Das nur Bares Wahres ist, daran glaubt das Unternehmen Liqid. Liqid ist ein Finanztechnologieunternehmen mit Sitz in Berlin. Das Unternehmen bietet eine Plattform an, über die seine Kunden Zugang zu einer breiten Palette von Anlageprodukten, die normalerweise nur institutionellen Anlegern vorbehalten sind, wie zum Beispiel Private Equity und Hedgefonds. Bei der ersten Möglichkeit wird Kapital von privaten Investoren verwendet, um in nicht börsennotierte Unternehmen zu investieren, denn einer breiten Öffentlichkeit ist eine solche Investition gar nicht möglich. Mit Liqid, die nach eigenen Angaben zufolge inzwischen rund drei Milliarden Euro an Kundengeldern betreuen, ist das anders. „Wir bieten ausschließlich Produkte an, in die wir selbst investieren würden. Klassische Kleinanleger bekommen diese Angebote bei ihrer Hausbank nicht. Ich bin der Meinung, die Angebote der Banken und Sparkassen sind nicht im Interesse der Kunden gemacht, da schwingt immer ein gewisses Anbieterinteresse mit“, sagt Moritz von Rhein, Head of Private Markets bei Liqid dazu. „Unser klassischer Kunde kommt mit einem Vermögen zwischen 100.000-2.000.000 Euro zu uns. Diese Kunden sind also überdurchschnittlich vermögend, aber nicht ´groß´ genug, um bei einer Privatbank oder einem Family Office Fuß zu fassen“, beschreibt Moritz von Rhein die Liqid-Kundschaft. Vermögensverwalter haben immer einen Vibe von old money oder grundsätzlich „lots of money“. Das liegt auch daran, dass die Bundesanstalt für Finanzdienstleistungsaufsicht (BaFin), also die Finanzaufsichtsbehörde in Deutschland, einen Mindestanlagebetrag bei 200.000 Euro definiert hatte. Wer weniger Geld anlegen will, brauchte nicht zu klopfen. Die Mindestanlagebeträge dienen dazu, die Anleger vor übermäßigen Risiken zu schützen und sicherzustellen, dass sie potenzielle Verluste tragen können.

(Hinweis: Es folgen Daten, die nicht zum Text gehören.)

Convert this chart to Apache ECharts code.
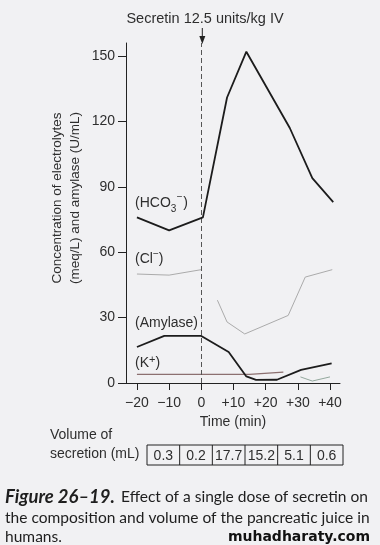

Im letzten Jahr gerieten einige Anbieter in Schwierigkeiten, nachdem sie die Zugangshürden für Venture-Capital-Fonds durch tokenisierte Anteile gesenkt hatten. Das Münchner Startup Econos sah sich gezwungen, ein Angebot an seine Kunden sofort einzustellen, da die Finanzaufsicht „erhebliche Bedenken hinsichtlich des Anlegerschutzes“ geäußert hatte. Monate später gingen bei Econos die Lichter aus.

Und wie läuft das?

In einigen Monaten soll es Anlegern bei Liqid mit einem Budget von nur 10.000 Euro möglich sein, ihr Geld anzulegen, was bedeutet, dass so vielen Menschen die Türen zu jenen Anlageoptionen offensteht, die Multimillionäre nutzen, um noch reicher zu werden. Nur wie soll das bitte legal möglich sein? Das Zauberwort heißt ELTIF 2.0. und steht für European Long-Term Investment Fund. Die EU schuf diese Anlageform  2015, damit Investitionen in Vermögenswerte wie Infrastruktur, Immobilien und Unternehmen erleichtert werden. In der Theorie zumindest, denn in der Praxis waren sie nicht attraktiv. ELTIFs können komplexere Anlagestrukturen und Regeln haben, was sie weniger transparent und verständlich macht. Doch seit Anfang des Jahres traten mit ELTIF 2.0 Änderungen in Kraft und das hat weitreichende Auswirkungen. Beschränkungen bei der Portfoliokonstruktion fallen nun weg, Mindestanlagebeträge werden ein Ding der Vergangenheit sein. Der Gamechanger, so hofft Liqid, wird sein, dass die neuen Fonds ein regelmäßiges Liquiditätsfenster ermöglichen. In anderen Worten: Geld kommt viel häufiger in die persönliche Kasse, weil man seine Anteile am Fonds leichter verkaufen kann. Dieses Unterfangen nennt das Unternehmen LIQID Private Equity NXT und kooperiert dazu mit Neuberger Berman, einem globalen Asset Manager, mit Sitz in New York. Neuberger Berman verwaltet ein Vermögen von mehr als 470 Milliarden US-Dollar, wovon rund 91 Milliarden auf Private Equity entfallen. Mit der Co- Investment-Strategie hat Neuberger Berman seit 2009 gemeinsam mit führenden Private-Equity-Managern in mehr als 400 Unternehmen investiert und damit eine hohe Rendite für seine institutionellen Investoren erzielt. Genau wie bei Arttrade wird sich erst mit der Zeit zeigen, wieviel Rendite unter dem Strich mit Private Equity und dem ELTIF 2.0 Verfahren gemacht werden kann. Klar ist: Mit Private Equity werden Anleger nie so schnell flüssig sein wie mit Aktien-ETFs.

Rendite = Risiko

Grundsätzlich sind die neuen Anlagemöglichkeiten attraktiv für die Menschen, die ihr Geld schon in den klassischen Formen angelegt haben. Es geht immer um Beimischung und Streuung des Risikos. Absolute Sicherheit gibt es bei Investitionen nicht. Schnelles Investieren wie mit den Neo-Brokern in Aktien oder gar Krypto ist bei keinem der Start-ups ratsam, auch nicht, weil viel mehr Geld auf den Tisch gelegt werden muss. Luxusartikel als Geldanlage sind immer ein Risiko. Geschmäcker ändern sich und die wertvollen Produkte können leicht Schaden nehmen. Die Demokratisierung des Anlagemarkts hat begonnen. Ihr Geld ist so gut, wie das der Superreichen. Machen wir also das Beste daraus.